Sunday, January 29, 2012

北菇蒸雞 - Steamed Chicken with Shiitake Mushroom

A good Chinese "北菇蒸雞 - Steamed Chicken with Shiitake Mushroom" is defined by the juicy and smooth texture of the chicken along with the vibrant taste of Dried Shiitake Mushroom. This is one of my favourite home-cooked dish as I find a lot of the ones cooked outside are unnecessarily oily.

Please read HowTo: Prepare 冬菇 - Chinese Dried Shiitake Mushroom before starting this.

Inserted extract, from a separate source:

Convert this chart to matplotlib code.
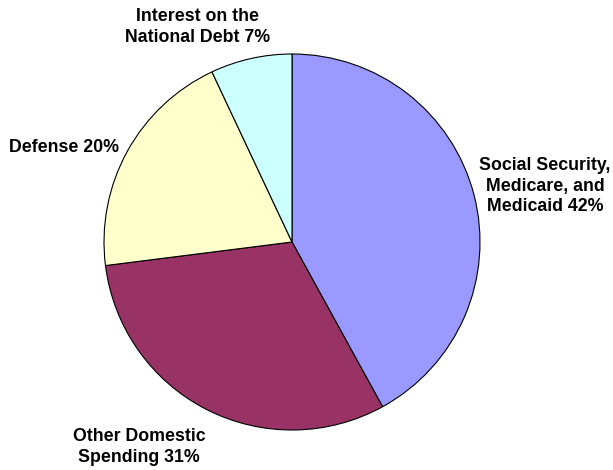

Key: The key to this dish is not to let it overcook. The timing for steaming must be just right. For wings I found it just right around 12-15 mins depending on whether you can lay it out equally. It is also important to make sure your steamer is already steaming! (Unless your using electric ones)

Ingredients:
(Enough for 2-3 servings)
~500g of Chicken (Either Wings, Thighs, or Chicken pieces, preferably not breast - hard to make it smooth)
6-8 Dried Shiitake Mushrooms (冬菇 Must use dried ones, buy from Chinese groceries)
Light Soy Sauce (生抽)
Sesame Oil
Sugar
Salt
1 tsp Potato Starch
Chinese cooking wine




















Preparation:

  1. First complete  HowTo: Prepare 冬菇 - Chinese Dried Shiitake Mushroom 
  2. Wash, clean, dry chicken meat
  3. Marinate chicken using Chinese cooking wine (~2 tbsp) for around 10 minutes
  4. Add in 1 tsp sugar, 1/2 salt, and ~2-3 tbsp of  Light Soy Sauce (生抽)
  5. Add in 1 tsp of potato starch
Cooking Instruction:
  1. Place the chicken in a dish/tray that can be used by steamer 
  2. Make sure each piece gets equal surface area, or some parts might not be cooked
  3. Lay the mushrooms on top of the chicken
  4. Steam for 15 mins (Varies depending size of piece and/or bones)
Images:
Enjoy!

1 comment:

  1. It was so juicy and smooth! I liked the flavor of your marinade! The wine and mushroom worked well to bring out the chicken flavor! yumyum!